# Stihl HS80 Hedge Trimmer Filter Question



## lil171 (Oct 10, 2020)

Hi all. So this past week I was fortunate enough to pick up a Stihl HS80 Hedge trimmer, missing only the air filter and cover for $40 CAD. Saw it run briefly when I bought it. Got home and I could not get it to start and run as it did when I picked it up. I was told it had not been used in a while so assumed dirty carburetor. Replaced the plug with a new NGK, took the carb off to disassemble and clean. I looked at the low and idle screws and went to start counting turns so I could get it back to where it was. Well, high speed idle was all the way in, and low speed was out 6 1/2 turns! But I took teh carb apart anyways and it was spotless. Reassembled and set the low speed to 1 turn out and had my dad ready to adjust the idle. Second pull fired right up and died. STrted it again and kept on teh throttle while dad turned in the idle to where the blades start moving, then back out 1/2 turn. This thing runs and works awesome. A bit big for my needs though as I wanted it to trim my raspberry patch that is about 10 feet wide by 18 feel long...... 

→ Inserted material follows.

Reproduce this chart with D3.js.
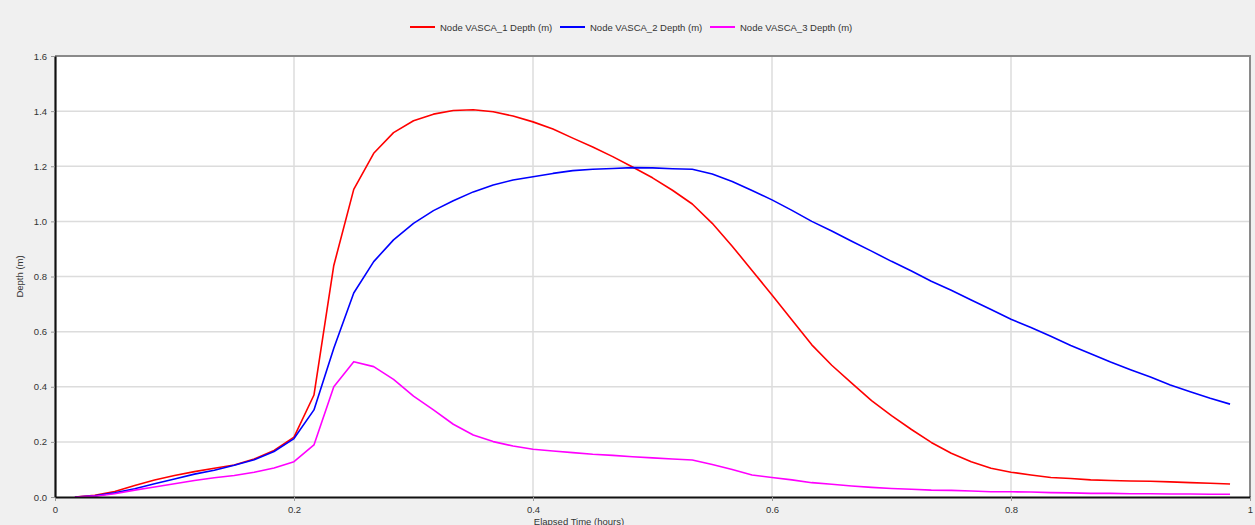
<!DOCTYPE html>
<html>
<head>
<meta charset="utf-8">
<script src="https://cdn.jsdelivr.net/npm/d3@7"></script>
<style>
  html, body { margin: 0; padding: 0; background: #f0f0f0; }
  svg { display: block; }
  text { font-family: "Liberation Sans", Arial, sans-serif; }
</style>
</head>
<body>
<svg id="chart" width="1255" height="525"></svg>
<script>
// Elapsed time of each reported step (hours)
const times = [0.0167, 0.0333, 0.05, 0.0667, 0.0833, 0.1, 0.1167, 0.1333, 0.15, 0.1667,
  0.1833, 0.2, 0.2167, 0.2333, 0.25, 0.2667, 0.2833, 0.3, 0.3167, 0.3333,
  0.35, 0.3667, 0.3833, 0.4, 0.4167, 0.4333, 0.45, 0.4667, 0.4833, 0.5,
  0.5167, 0.5333, 0.55, 0.5667, 0.5833, 0.6, 0.6167, 0.6333, 0.65, 0.6667,
  0.6833, 0.7, 0.7167, 0.7333, 0.75, 0.7667, 0.7833, 0.8, 0.8167, 0.8333,
  0.85, 0.8667, 0.8833, 0.9, 0.9167, 0.9333, 0.95, 0.9667, 0.9833];

// Node depths (m)
const vasca1 = [0.0, 0.006, 0.02, 0.042, 0.062, 0.078, 0.092, 0.104, 0.116, 0.138,
  0.169, 0.217, 0.37, 0.84, 1.116, 1.247, 1.322, 1.365, 1.389, 1.402,
  1.405, 1.398, 1.382, 1.361, 1.335, 1.302, 1.27, 1.235, 1.197, 1.158,
  1.113, 1.063, 0.993, 0.91, 0.822, 0.733, 0.642, 0.552, 0.478, 0.413,
  0.35, 0.295, 0.245, 0.198, 0.159, 0.128, 0.104, 0.09, 0.08, 0.071,
  0.067, 0.062, 0.06, 0.058, 0.057, 0.055, 0.052, 0.05, 0.047];

const vasca2 = [0.0, 0.004, 0.015, 0.03, 0.048, 0.065, 0.083, 0.097, 0.115, 0.135,
  0.165, 0.212, 0.316, 0.54, 0.74, 0.854, 0.933, 0.993, 1.039, 1.075,
  1.107, 1.132, 1.15, 1.162, 1.174, 1.184, 1.189, 1.192, 1.195, 1.194,
  1.191, 1.189, 1.172, 1.145, 1.112, 1.078, 1.04, 1.0, 0.965, 0.928,
  0.892, 0.855, 0.82, 0.783, 0.75, 0.715, 0.68, 0.645, 0.615, 0.583,
  0.55, 0.52, 0.49, 0.462, 0.435, 0.406, 0.382, 0.358, 0.337];

const vasca3 = [0.0, 0.003, 0.012, 0.025, 0.036, 0.048, 0.06, 0.07, 0.078, 0.09,
  0.105, 0.128, 0.189, 0.40, 0.491, 0.473, 0.427, 0.366, 0.316, 0.264,
  0.225, 0.201, 0.185, 0.173, 0.167, 0.161, 0.155, 0.151, 0.146, 0.142,
  0.138, 0.134, 0.118, 0.1, 0.08, 0.071, 0.062, 0.052, 0.046, 0.04,
  0.035, 0.031, 0.028, 0.025, 0.024, 0.022, 0.019, 0.019, 0.018, 0.016,
  0.015, 0.013, 0.013, 0.012, 0.012, 0.011, 0.011, 0.01, 0.01];

const seriesNames = ["Node VASCA_1 Depth (m)", "Node VASCA_2 Depth (m)", "Node VASCA_3 Depth (m)"];
const seriesColors = ["#ff0000", "#0000ff", "#ff00ff"];
const xTicks = [0, 0.2, 0.4, 0.6, 0.8, 1];
const yTicks = [0, 0.2, 0.4, 0.6, 0.8, 1.0, 1.2, 1.4, 1.6];

const svg = d3.select("#chart");
const margin = { left: 55, right: 5, top: 56, bottom: 28 };
const width = 1255, height = 525;

const x = d3.scaleLinear().domain([0, 1]).range([margin.left, width - margin.right]);
const y = d3.scaleLinear().domain([0, 1.6]).range([height - margin.bottom, margin.top]);

// plot background
svg.append("rect")
  .attr("x", x(0)).attr("y", y(1.6))
  .attr("width", x(1) - x(0)).attr("height", y(0) - y(1.6))
  .attr("fill", "#ffffff");

// gridlines
svg.append("g").selectAll("line")
  .data(yTicks.filter(d => d > 0 && d < 1.6))
  .join("line")
  .attr("x1", x(0)).attr("x2", x(1))
  .attr("y1", d => y(d)).attr("y2", d => y(d))
  .attr("stroke", "#dcdcdc").attr("stroke-width", 1.5);

svg.append("g").selectAll("line")
  .data(xTicks.filter(d => d > 0 && d < 1))
  .join("line")
  .attr("x1", d => x(d)).attr("x2", d => x(d))
  .attr("y1", y(0)).attr("y2", y(1.6))
  .attr("stroke", "#dcdcdc").attr("stroke-width", 1.5);

// top and right frame
svg.append("path")
  .attr("d", `M${x(0)},${y(1.6)}H${x(1)}V${y(0)}`)
  .attr("fill", "none").attr("stroke", "#8a8a8a").attr("stroke-width", 2);

// series lines
const allSeries = [vasca1, vasca2, vasca3];
const line = d3.line().x((d, i) => x(times[i])).y(d => y(d));
svg.append("g").selectAll("path")
  .data(allSeries)
  .join("path")
  .attr("d", d => line(d))
  .attr("fill", "none")
  .attr("stroke", (d, i) => seriesColors[i])
  .attr("stroke-width", 1.6)
  .attr("stroke-linejoin", "round");

// axes
const xAxis = d3.axisBottom(x).tickValues(xTicks)
  .tickFormat(d => d === 0 || d === 1 ? d3.format("d")(d) : d3.format(".1f")(d))
  .tickSize(4).tickSizeOuter(0);
const yAxis = d3.axisLeft(y).tickValues(yTicks).tickFormat(d3.format(".1f"))
  .tickSize(4).tickSizeOuter(0);

const gx = svg.append("g").attr("transform", `translate(0,${y(0)})`).call(xAxis);
const gy = svg.append("g").attr("transform", `translate(${x(0)},0)`).call(yAxis);

[gx, gy].forEach(g => {
  g.select(".domain").attr("stroke", "#111").attr("stroke-width", 2.2);
  g.selectAll(".tick line").attr("stroke", "#999");
  g.selectAll(".tick text").attr("fill", "#333").attr("font-size", 9.5)
    .attr("font-family", "'Liberation Sans', Arial, sans-serif");
});
gx.selectAll(".tick text").attr("dy", "0.95em");
gy.selectAll(".tick text").attr("dx", "-0.1em");

// axis titles
svg.append("text")
  .attr("x", 579).attr("y", 524.5)
  .attr("text-anchor", "middle").attr("font-size", 9.5).attr("fill", "#333")
  .text("Elapsed Time (hours)");

svg.append("text")
  .attr("transform", `translate(23,${(y(0) + y(1.6)) / 2}) rotate(-90)`)
  .attr("text-anchor", "middle").attr("font-size", 9.5).attr("fill", "#333")
  .text("Depth (m)");

// legend
const legendX = [410, 560, 710];
const legend = svg.append("g").selectAll("g")
  .data(seriesNames)
  .join("g")
  .attr("transform", (d, i) => `translate(${legendX[i]},27)`);
legend.append("line")
  .attr("x1", 0).attr("x2", 25).attr("y1", 0).attr("y2", 0)
  .attr("stroke", (d, i) => seriesColors[i]).attr("stroke-width", 2);
legend.append("text")
  .attr("x", 30).attr("y", 3.5)
  .attr("font-size", 9.5).attr("fill", "#333")
  .text(d => d);
</script>
</body>
</html>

Anyways, now to my question about air filter. I went to my Stihl dealer todat and he said there was a foam filter and a prefilter. He only had the foam filter in stock. So, do I really need the prefilter, or would i get away without it? If not, is there anything around the house I could use as a prefilter such as a disposable shop towl (the thicker paper towel type and are blue)? It would take a couple weeks to get in so that is why I am asking. I have the cover I bought from Amazon so I just need the last piece, the prefilter. Any help would be greatly appreciated.


----------



## lil171 (Oct 10, 2020)

So I just looked and saw online that what he sold me was the black foam prefilter. I now assume that it is the main filter I will need. So he had told me wrong and I now guess that I will definately need the filter he did not have in stock.


----------



## r black (Oct 10, 2020)

*NEW Genuine STIHL Air Filter BG75 FS75 FS80 FS85 HS80 HS85 HT75 41371242800 OEM*

























$6.95
+ $3.90 Shipping

Get it by Fri, Oct 16 - Mon, Oct 19 from United States, United States
• New condition
• 30 day returns - Buyer pays return shipping
THIS ONE IS FROM STIHL and is GENUINE. Fits Stihl models: BG 75. PART NUMBER: 4137-124-2800. SP 80, 81, 85.
Read full description




MAYBE LESS AT YOUR LOCAL ( DIFFERENT) DEALER # 4137-124-2800.......GOOGLE IS WONDERFUL


----------



## lil171 (Oct 10, 2020)

Thank you. He just did not have one in stock and has to order it. But I was hoping it would be something I can make from something around the shop by the way he described it. He told me it was just like a thin paper filter..... Apparently he does NOT know what he was talking about as the black foam one he told me was the main filter.

Thanks again for the help.


----------



## stihl86 (Oct 10, 2020)

The felt is the main. The foam is the prefilter. The main is the most important because it’s a tight fit. The foam isn’t. Get the right ones. I wouldn’t worry too much about running it without one of them due to the application.
It should be in there.
That family engine was used a different tools. And it hasn’t been used for quite some time.
Like 20 + years.
The list is no more than 3.00


----------



## DND 9000 (Oct 11, 2020)

Foam filter (Prefilter): 4137 124 1500


----------